> _AIM_
Restate each line word for word. Leave out every picture.

> _DATA SEGMENT_
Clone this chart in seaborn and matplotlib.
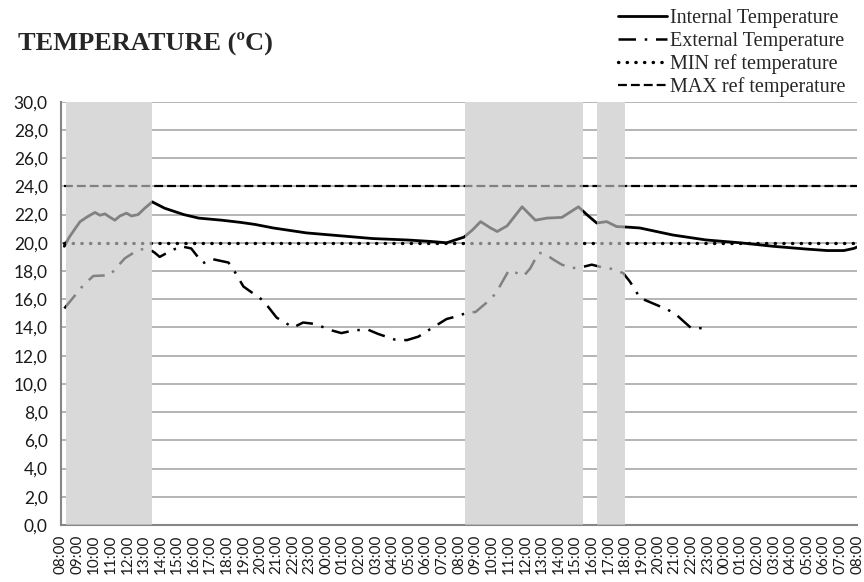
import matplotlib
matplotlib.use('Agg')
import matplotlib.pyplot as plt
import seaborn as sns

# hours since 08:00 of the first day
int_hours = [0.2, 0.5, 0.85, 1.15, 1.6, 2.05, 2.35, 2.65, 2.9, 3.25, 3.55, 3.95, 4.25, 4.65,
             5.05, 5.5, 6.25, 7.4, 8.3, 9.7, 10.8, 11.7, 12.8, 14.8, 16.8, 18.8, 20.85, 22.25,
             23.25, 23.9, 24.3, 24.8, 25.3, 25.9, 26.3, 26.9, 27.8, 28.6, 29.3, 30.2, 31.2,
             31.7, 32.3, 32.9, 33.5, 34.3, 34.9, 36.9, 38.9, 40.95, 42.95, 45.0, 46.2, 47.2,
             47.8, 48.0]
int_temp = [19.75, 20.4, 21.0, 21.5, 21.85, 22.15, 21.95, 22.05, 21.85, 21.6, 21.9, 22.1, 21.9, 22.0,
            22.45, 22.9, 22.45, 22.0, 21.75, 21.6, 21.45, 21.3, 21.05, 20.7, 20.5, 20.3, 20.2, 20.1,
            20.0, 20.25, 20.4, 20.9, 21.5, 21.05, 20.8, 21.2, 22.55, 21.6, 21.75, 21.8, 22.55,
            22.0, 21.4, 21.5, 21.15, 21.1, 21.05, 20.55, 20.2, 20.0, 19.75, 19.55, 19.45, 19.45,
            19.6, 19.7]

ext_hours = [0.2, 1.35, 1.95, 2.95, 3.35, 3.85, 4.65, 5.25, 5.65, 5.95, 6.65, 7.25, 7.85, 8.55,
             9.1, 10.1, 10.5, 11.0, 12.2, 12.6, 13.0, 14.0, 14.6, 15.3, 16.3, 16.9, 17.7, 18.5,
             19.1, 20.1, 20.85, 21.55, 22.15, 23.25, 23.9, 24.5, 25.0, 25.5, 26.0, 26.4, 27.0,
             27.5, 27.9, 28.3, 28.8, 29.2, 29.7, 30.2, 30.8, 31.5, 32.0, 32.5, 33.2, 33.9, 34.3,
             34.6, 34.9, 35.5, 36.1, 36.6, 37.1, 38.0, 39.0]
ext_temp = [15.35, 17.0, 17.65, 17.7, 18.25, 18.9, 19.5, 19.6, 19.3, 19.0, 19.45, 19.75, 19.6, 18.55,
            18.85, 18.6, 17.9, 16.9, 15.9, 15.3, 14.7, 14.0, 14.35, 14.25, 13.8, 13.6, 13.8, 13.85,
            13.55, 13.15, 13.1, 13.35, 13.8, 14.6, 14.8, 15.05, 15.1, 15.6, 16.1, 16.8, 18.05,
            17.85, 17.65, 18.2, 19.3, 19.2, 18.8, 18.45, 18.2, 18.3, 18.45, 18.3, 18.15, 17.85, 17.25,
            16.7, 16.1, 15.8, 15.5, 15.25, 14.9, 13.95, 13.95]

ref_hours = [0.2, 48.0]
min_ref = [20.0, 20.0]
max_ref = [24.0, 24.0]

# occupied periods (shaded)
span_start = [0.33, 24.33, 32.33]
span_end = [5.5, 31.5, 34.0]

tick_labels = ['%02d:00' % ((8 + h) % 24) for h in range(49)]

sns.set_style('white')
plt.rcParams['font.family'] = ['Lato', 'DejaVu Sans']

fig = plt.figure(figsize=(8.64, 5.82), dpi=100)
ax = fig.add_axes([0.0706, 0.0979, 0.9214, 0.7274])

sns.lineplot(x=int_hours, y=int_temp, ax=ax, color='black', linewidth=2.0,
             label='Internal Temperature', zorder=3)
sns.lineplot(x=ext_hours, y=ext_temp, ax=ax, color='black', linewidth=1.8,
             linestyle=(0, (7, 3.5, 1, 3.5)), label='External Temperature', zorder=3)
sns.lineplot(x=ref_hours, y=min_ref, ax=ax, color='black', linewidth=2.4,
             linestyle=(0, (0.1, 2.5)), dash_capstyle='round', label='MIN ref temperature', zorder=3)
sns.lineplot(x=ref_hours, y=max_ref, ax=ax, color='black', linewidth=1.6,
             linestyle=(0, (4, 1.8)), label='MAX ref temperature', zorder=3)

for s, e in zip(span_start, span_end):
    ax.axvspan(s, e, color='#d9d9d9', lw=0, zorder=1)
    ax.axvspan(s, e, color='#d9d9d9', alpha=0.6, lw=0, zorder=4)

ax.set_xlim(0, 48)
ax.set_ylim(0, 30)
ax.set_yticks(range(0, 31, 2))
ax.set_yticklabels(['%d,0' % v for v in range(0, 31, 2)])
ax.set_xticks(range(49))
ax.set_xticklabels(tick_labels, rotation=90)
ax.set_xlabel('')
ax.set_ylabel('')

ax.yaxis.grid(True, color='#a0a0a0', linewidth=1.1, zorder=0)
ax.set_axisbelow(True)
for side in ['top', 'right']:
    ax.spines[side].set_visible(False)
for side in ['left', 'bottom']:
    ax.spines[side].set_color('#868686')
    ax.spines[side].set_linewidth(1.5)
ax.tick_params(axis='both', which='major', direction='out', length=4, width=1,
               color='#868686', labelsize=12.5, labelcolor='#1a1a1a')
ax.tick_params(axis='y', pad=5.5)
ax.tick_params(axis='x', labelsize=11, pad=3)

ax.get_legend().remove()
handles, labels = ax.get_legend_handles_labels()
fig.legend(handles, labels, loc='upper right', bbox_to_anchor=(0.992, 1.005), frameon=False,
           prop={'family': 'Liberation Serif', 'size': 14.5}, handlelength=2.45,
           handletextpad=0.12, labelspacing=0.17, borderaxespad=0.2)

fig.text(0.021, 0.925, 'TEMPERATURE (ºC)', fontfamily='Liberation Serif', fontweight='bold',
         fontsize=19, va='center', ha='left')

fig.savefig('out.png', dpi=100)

> _FINISHED EXERCISE_
Clone this chart in seaborn and matplotlib.
import matplotlib
matplotlib.use('Agg')
import matplotlib.pyplot as plt
import seaborn as sns

# hours since 08:00 of the first day
int_hours = [0.2, 0.5, 0.85, 1.15, 1.6, 2.05, 2.35, 2.65, 2.9, 3.25, 3.55, 3.95, 4.25, 4.65,
             5.05, 5.5, 6.25, 7.4, 8.3, 9.7, 10.8, 11.7, 12.8, 14.8, 16.8, 18.8, 20.85, 22.25,
             23.25, 23.9, 24.3, 24.8, 25.3, 25.9, 26.3, 26.9, 27.8, 28.6, 29.3, 30.2, 31.2,
             31.7, 32.3, 32.9, 33.5, 34.3, 34.9, 36.9, 38.9, 40.95, 42.95, 45.0, 46.2, 47.2,
             47.8, 48.0]
int_temp = [19.75, 20.4, 21.0, 21.5, 21.85, 22.15, 21.95, 22.05, 21.85, 21.6, 21.9, 22.1, 21.9, 22.0,
            22.45, 22.9, 22.45, 22.0, 21.75, 21.6, 21.45, 21.3, 21.05, 20.7, 20.5, 20.3, 20.2, 20.1,
            20.0, 20.25, 20.4, 20.9, 21.5, 21.05, 20.8, 21.2, 22.55, 21.6, 21.75, 21.8, 22.55,
            22.0, 21.4, 21.5, 21.15, 21.1, 21.05, 20.55, 20.2, 20.0, 19.75, 19.55, 19.45, 19.45,
            19.6, 19.7]

ext_hours = [0.2, 1.35, 1.95, 2.95, 3.35, 3.85, 4.65, 5.25, 5.65, 5.95, 6.65, 7.25, 7.85, 8.55,
             9.1, 10.1, 10.5, 11.0, 12.2, 12.6, 13.0, 14.0, 14.6, 15.3, 16.3, 16.9, 17.7, 18.5,
             19.1, 20.1, 20.85, 21.55, 22.15, 23.25, 23.9, 24.5, 25.0, 25.5, 26.0, 26.4, 27.0,
             27.5, 27.9, 28.3, 28.8, 29.2, 29.7, 30.2, 30.8, 31.5, 32.0, 32.5, 33.2, 33.9, 34.3,
             34.6, 34.9, 35.5, 36.1, 36.6, 37.1, 38.0, 39.0]
ext_temp = [15.35, 17.0, 17.65, 17.7, 18.25, 18.9, 19.5, 19.6, 19.3, 19.0, 19.45, 19.75, 19.6, 18.55,
            18.85, 18.6, 17.9, 16.9, 15.9, 15.3, 14.7, 14.0, 14.35, 14.25, 13.8, 13.6, 13.8, 13.85,
            13.55, 13.15, 13.1, 13.35, 13.8, 14.6, 14.8, 15.05, 15.1, 15.6, 16.1, 16.8, 18.05,
            17.85, 17.65, 18.2, 19.3, 19.2, 18.8, 18.45, 18.2, 18.3, 18.45, 18.3, 18.15, 17.85, 17.25,
            16.7, 16.1, 15.8, 15.5, 15.25, 14.9, 13.95, 13.95]

ref_hours = [0.2, 48.0]
min_ref = [20.0, 20.0]
max_ref = [24.0, 24.0]

# occupied periods (shaded)
span_start = [0.33, 24.33, 32.33]
span_end = [5.5, 31.5, 34.0]

tick_labels = ['%02d:00' % ((8 + h) % 24) for h in range(49)]

sns.set_style('white')
plt.rcParams['font.family'] = ['Lato', 'DejaVu Sans']

fig = plt.figure(figsize=(8.64, 5.82), dpi=100)
ax = fig.add_axes([0.0706, 0.0979, 0.9214, 0.7274])

sns.lineplot(x=int_hours, y=int_temp, ax=ax, color='black', linewidth=2.0,
             label='Internal Temperature', zorder=3)
sns.lineplot(x=ext_hours, y=ext_temp, ax=ax, color='black', linewidth=1.8,
             linestyle=(0, (7, 3.5, 1, 3.5)), label='External Temperature', zorder=3)
sns.lineplot(x=ref_hours, y=min_ref, ax=ax, color='black', linewidth=2.4,
             linestyle=(0, (0.1, 2.5)), dash_capstyle='round', label='MIN ref temperature', zorder=3)
sns.lineplot(x=ref_hours, y=max_ref, ax=ax, color='black', linewidth=1.6,
             linestyle=(0, (4, 1.8)), label='MAX ref temperature', zorder=3)

for s, e in zip(span_start, span_end):
    ax.axvspan(s, e, color='#d9d9d9', lw=0, zorder=1)
    ax.axvspan(s, e, color='#d9d9d9', alpha=0.6, lw=0, zorder=4)

ax.set_xlim(0, 48)
ax.set_ylim(0, 30)
ax.set_yticks(range(0, 31, 2))
ax.set_yticklabels(['%d,0' % v for v in range(0, 31, 2)])
ax.set_xticks(range(49))
ax.set_xticklabels(tick_labels, rotation=90)
ax.set_xlabel('')
ax.set_ylabel('')

ax.yaxis.grid(True, color='#a0a0a0', linewidth=1.1, zorder=0)
ax.set_axisbelow(True)
for side in ['top', 'right']:
    ax.spines[side].set_visible(False)
for side in ['left', 'bottom']:
    ax.spines[side].set_color('#868686')
    ax.spines[side].set_linewidth(1.5)
ax.tick_params(axis='both', which='major', direction='out', length=4, width=1,
               color='#868686', labelsize=12.5, labelcolor='#1a1a1a')
ax.tick_params(axis='y', pad=5.5)
ax.tick_params(axis='x', labelsize=11, pad=3)

ax.get_legend().remove()
handles, labels = ax.get_legend_handles_labels()
fig.legend(handles, labels, loc='upper right', bbox_to_anchor=(0.992, 1.005), frameon=False,
           prop={'family': 'Liberation Serif', 'size': 14.5}, handlelength=2.45,
           handletextpad=0.12, labelspacing=0.17, borderaxespad=0.2)

fig.text(0.021, 0.925, 'TEMPERATURE (ºC)', fontfamily='Liberation Serif', fontweight='bold',
         fontsize=19, va='center', ha='left')

fig.savefig('out.png', dpi=100)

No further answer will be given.